Data items
begin

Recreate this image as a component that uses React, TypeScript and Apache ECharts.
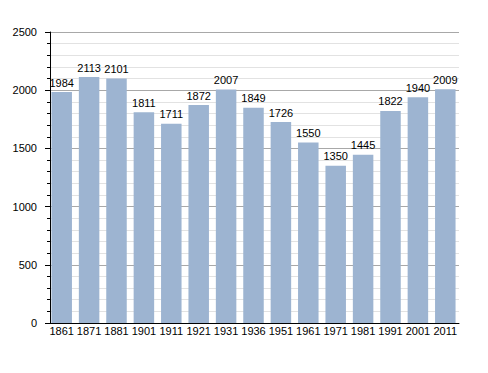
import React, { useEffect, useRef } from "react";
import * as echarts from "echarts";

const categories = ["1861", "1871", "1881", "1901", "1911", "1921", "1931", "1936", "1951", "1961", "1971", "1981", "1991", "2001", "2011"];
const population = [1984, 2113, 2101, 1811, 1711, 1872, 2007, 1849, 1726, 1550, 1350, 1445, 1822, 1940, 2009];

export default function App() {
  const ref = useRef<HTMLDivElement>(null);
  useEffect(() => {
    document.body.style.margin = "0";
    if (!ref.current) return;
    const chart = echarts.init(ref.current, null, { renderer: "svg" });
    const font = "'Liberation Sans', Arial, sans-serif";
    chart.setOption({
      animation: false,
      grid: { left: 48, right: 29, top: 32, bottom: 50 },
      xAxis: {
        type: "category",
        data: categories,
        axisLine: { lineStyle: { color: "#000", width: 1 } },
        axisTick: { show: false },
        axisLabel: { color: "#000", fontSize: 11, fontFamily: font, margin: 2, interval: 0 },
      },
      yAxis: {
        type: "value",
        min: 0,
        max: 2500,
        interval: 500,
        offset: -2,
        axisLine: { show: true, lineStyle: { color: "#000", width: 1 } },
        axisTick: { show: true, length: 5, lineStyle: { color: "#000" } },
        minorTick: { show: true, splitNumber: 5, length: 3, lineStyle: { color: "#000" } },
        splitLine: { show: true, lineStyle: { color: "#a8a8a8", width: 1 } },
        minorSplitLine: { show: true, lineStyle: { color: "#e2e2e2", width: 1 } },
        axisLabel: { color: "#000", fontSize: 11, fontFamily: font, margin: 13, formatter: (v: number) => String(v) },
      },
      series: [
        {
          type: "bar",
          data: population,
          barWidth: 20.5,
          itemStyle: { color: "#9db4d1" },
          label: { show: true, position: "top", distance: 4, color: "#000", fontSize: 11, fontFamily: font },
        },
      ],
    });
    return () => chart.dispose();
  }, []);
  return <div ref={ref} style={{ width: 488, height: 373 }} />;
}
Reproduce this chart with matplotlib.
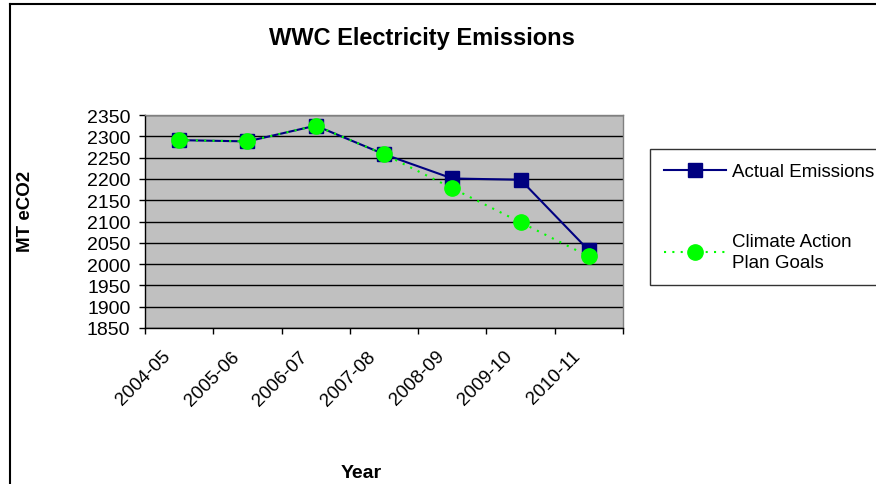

end
begin

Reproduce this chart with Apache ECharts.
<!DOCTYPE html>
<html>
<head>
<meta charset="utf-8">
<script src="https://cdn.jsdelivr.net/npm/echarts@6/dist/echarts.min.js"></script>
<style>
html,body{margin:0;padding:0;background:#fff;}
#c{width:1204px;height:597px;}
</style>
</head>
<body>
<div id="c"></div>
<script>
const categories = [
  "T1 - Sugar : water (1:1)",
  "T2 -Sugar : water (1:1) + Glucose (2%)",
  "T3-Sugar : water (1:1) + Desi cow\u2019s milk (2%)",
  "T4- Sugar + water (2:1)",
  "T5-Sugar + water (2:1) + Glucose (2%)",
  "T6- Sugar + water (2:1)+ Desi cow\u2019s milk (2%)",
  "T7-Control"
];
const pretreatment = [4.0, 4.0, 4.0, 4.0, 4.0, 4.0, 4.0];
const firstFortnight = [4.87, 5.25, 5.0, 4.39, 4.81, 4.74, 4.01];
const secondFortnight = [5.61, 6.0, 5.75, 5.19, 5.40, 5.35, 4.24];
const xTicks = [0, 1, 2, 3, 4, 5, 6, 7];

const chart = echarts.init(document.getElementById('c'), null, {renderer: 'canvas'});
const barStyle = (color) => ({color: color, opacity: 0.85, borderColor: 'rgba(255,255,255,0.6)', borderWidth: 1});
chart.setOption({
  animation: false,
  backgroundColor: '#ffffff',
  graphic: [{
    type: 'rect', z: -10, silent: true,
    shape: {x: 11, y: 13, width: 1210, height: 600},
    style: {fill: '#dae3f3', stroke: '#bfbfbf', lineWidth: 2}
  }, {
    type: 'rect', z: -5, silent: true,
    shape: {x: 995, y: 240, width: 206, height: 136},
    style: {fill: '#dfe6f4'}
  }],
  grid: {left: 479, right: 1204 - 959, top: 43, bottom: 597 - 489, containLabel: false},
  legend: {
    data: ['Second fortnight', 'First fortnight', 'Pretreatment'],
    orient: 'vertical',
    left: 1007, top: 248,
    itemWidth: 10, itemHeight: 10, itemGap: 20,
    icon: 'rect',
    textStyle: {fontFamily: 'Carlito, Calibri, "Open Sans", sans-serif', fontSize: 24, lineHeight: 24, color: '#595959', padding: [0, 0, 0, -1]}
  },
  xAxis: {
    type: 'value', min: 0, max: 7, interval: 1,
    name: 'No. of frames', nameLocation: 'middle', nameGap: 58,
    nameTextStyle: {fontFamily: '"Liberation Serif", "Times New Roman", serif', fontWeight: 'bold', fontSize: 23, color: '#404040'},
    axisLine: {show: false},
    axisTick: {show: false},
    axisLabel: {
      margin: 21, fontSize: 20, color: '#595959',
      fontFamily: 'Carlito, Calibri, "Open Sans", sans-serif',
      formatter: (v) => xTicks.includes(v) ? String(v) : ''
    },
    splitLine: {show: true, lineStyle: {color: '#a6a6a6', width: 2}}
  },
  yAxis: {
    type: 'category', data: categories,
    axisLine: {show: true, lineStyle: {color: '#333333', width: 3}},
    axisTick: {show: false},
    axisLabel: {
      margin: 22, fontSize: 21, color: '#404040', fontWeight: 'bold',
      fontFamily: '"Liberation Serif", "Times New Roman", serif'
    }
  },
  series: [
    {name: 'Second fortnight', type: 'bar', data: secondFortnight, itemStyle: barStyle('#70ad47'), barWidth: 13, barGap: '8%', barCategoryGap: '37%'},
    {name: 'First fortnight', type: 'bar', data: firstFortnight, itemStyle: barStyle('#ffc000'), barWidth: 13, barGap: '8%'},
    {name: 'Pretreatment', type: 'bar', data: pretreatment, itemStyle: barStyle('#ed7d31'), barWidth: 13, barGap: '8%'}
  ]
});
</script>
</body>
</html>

end

◆ Exercise instructions:
Copy each line in the data that holds the word "with".

◆ Written response:
Reproduce this chart with matplotlib.
Reproduce this chart with Apache ECharts.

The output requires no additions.